### Job
Leave out all pictures. Return exactly the lines from the top of the material through the line containing "import matplotlib.pyplot as plt".

### The records

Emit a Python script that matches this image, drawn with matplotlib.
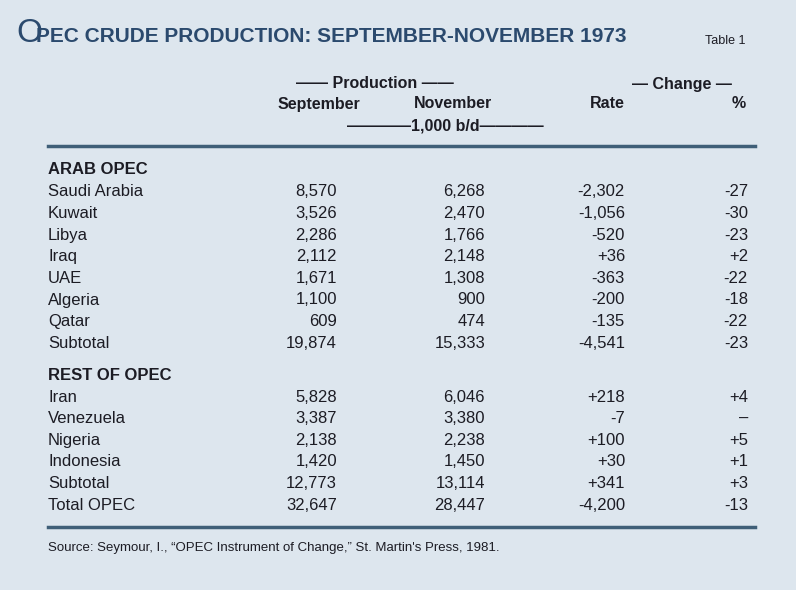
import matplotlib.pyplot as plt

# table data
arab_names = ["Saudi Arabia", "Kuwait", "Libya", "Iraq", "UAE", "Algeria", "Qatar", "Subtotal"]
arab_sep = ["8,570", "3,526", "2,286", "2,112", "1,671", "1,100", "609", "19,874"]
arab_nov = ["6,268", "2,470", "1,766", "2,148", "1,308", "900", "474", "15,333"]
arab_rate = ["-2,302", "-1,056", "-520", "+36", "-363", "-200", "-135", "-4,541"]
arab_pct = ["-27", "-30", "-23", "+2", "-22", "-18", "-22", "-23"]

rest_names = ["Iran", "Venezuela", "Nigeria", "Indonesia", "Subtotal", "Total OPEC"]
rest_sep = ["5,828", "3,387", "2,138", "1,420", "12,773", "32,647"]
rest_nov = ["6,046", "3,380", "2,238", "1,450", "13,114", "28,447"]
rest_rate = ["+218", "-7", "+100", "+30", "+341", "-4,200"]
rest_pct = ["+4", "\u2013", "+5", "+1", "+3", "-13"]

bg = "#dde6ee"
title_col = "#2b4a6e"
txt = "#1c1c24"
line_col = "#3f5f78"

fig = plt.figure(figsize=(7.96, 5.90), dpi=100, facecolor=bg)
ax = fig.add_axes([0, 0, 1, 1])
ax.set_xlim(0, 796)
ax.set_ylim(590, 0)
ax.axis("off")

# title
ax.text(16, 34, "O", fontsize=24, color=title_col, va="center", family="Liberation Sans")
ax.text(36, 36, "PEC CRUDE PRODUCTION: SEPTEMBER-NOVEMBER 1973", fontsize=15, color=title_col,
        va="center", family="Liberation Sans", fontweight="bold")
ax.text(705, 41, "Table 1", fontsize=9, color=txt, va="center", family="Liberation Sans")

hdr = dict(fontsize=11.5, color=txt, va="center", fontweight="bold", family="Liberation Sans")
ax.text(375, 84, "\u2014\u2014 Production \u2014\u2014", ha="center", **hdr)
ax.text(682, 84, "\u2014 Change \u2014", ha="center", **hdr)
ax.text(360, 104, "September", ha="right", **hdr)
ax.text(492, 104, "November", ha="right", **hdr)
ax.text(625, 104, "Rate", ha="right", **hdr)
ax.text(746, 104, "%", ha="right", **hdr)
ax.text(445, 126, "\u2014\u2014\u2014\u20141,000 b/d\u2014\u2014\u2014\u2014", ha="center", **hdr)

ax.plot([48, 755], [146, 146], color=line_col, lw=2.5)
ax.plot([48, 755], [527, 527], color=line_col, lw=2.5)

cell = dict(fontsize=12, color=txt, va="center", family="Liberation Sans")


def draw_block(y0, heading, names, sep, nov, rate, pct):
    ax.text(48, y0, heading, fontweight="bold", **cell)
    for i, name in enumerate(names):
        y = y0 + 22 + 21.6 * i
        ax.text(48, y, name, ha="left", **cell)
        ax.text(337, y, sep[i], ha="right", **cell)
        ax.text(485, y, nov[i], ha="right", **cell)
        ax.text(625, y, rate[i], ha="right", **cell)
        ax.text(748, y, pct[i], ha="right", **cell)


draw_block(170, "ARAB OPEC", arab_names, arab_sep, arab_nov, arab_rate, arab_pct)
draw_block(375, "REST OF OPEC", rest_names, rest_sep, rest_nov, rest_rate, rest_pct)

ax.text(48, 548, "Source: Seymour, I., \u201cOPEC Instrument of Change,\u201d St. Martin's Press, 1981.",
        fontsize=9.5, color=txt, va="center", family="Liberation Sans")

fig.savefig("out.png", dpi=100, facecolor=bg)
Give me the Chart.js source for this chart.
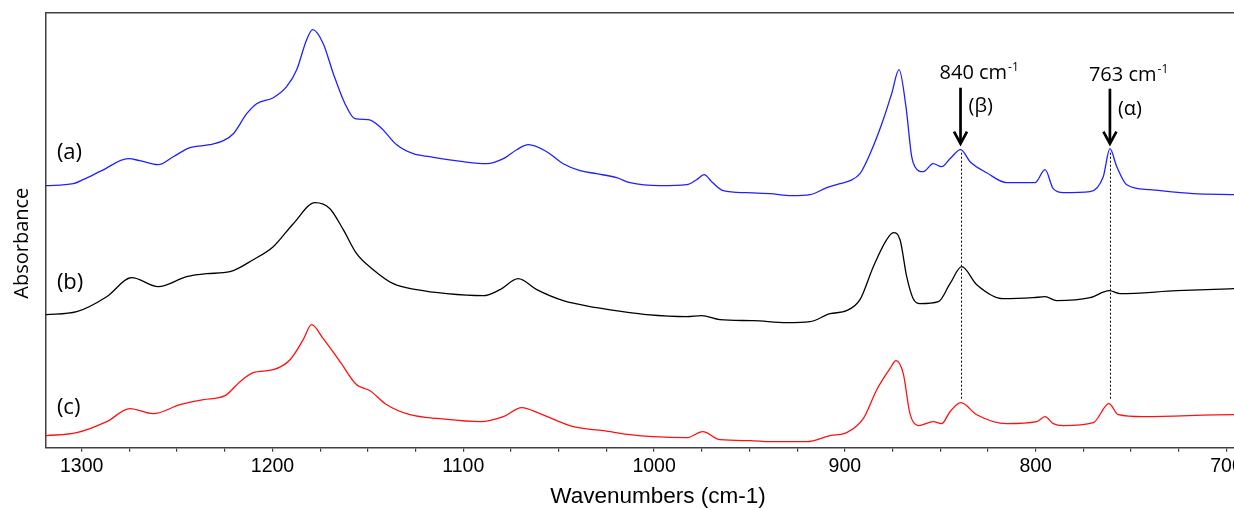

### Exercise solution
Emit a Python script that matches this image, drawn with matplotlib.
import matplotlib.pyplot as plt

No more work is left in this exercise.